(This video reflects what your average intern/new hire at a financial firm looks like: smart, calculated, and 3 steps ahead of you)
Wall Street jobs are hard to secure for experienced workers, let alone recent college graduates. Since the Great Recession, you can no longer be a graduate without corporate experience on your resume and consider yourself a competitive candidate.
Those hungry for those positions must begin the search a year earlier, as a “summer analyst,” a fancy term for a summer internship (and not an unpaid one, either). They’re not easy to get, though.
One person involved in the hiring process at a large bank said he expected at least 5,000 undergraduates to apply for roughly 100 summer intern spots in New York — an acceptance rate of 2 percent.
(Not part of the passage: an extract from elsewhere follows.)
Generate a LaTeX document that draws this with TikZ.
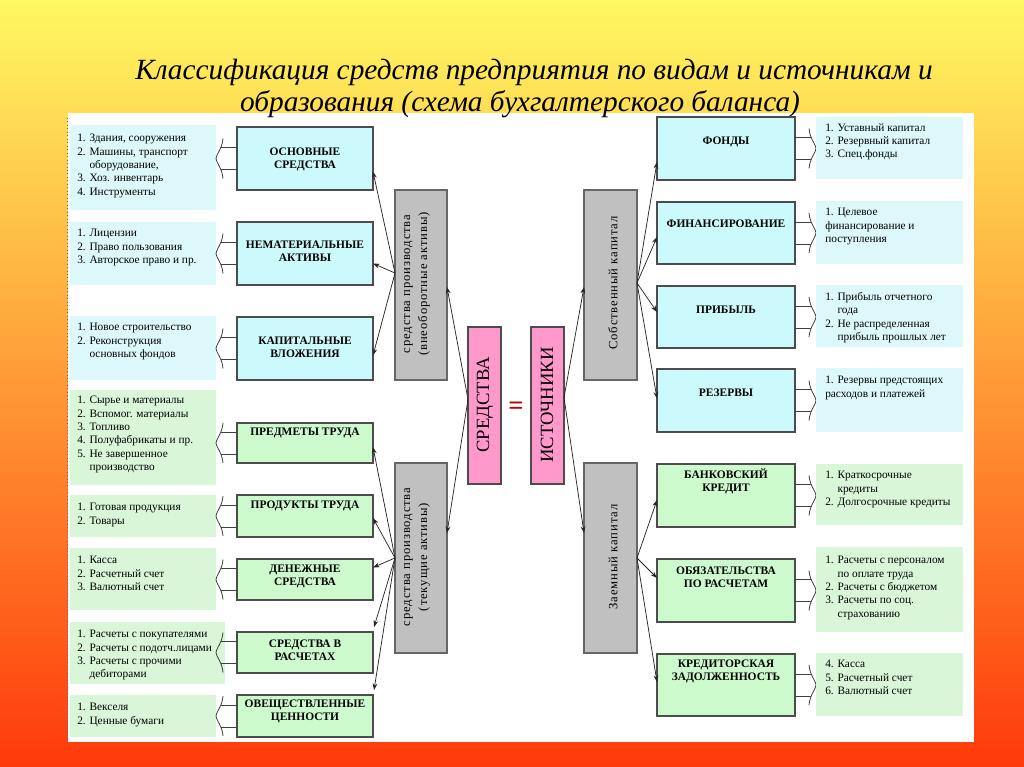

… Today, the vast majority of students who get full-time jobs at large banks have already completed an internship during a previous summer. That gives internships — not full-time jobs — the hottest competition, and makes the junior-year recruiting process even more intense.
On a personal note, I dealt with this process last year. It was painful, filled with rejection, and took up the time equal to a 3-credit college course. In the end, it was worth it. I worked at a large Wall Street-based corporation and had a job offer before my senior year of college. Some complain that these internships are unfair to those students who need more than four years to mature to that level. But as horrible as this sounds, in 2012, Goldman Sachs and JP Morgan are not looking for those type of people to begin with.
[Note to parents: a trick that a lot of students don’t realize is that most of these companies have a program for rising juniors. These internships generally feed into the all-important rising senior internships, which means a job. These are always easier to get into because not a lot of people know about them or are not ready to start a high-pressure internship. If you really want it though, it’s the best way to go.]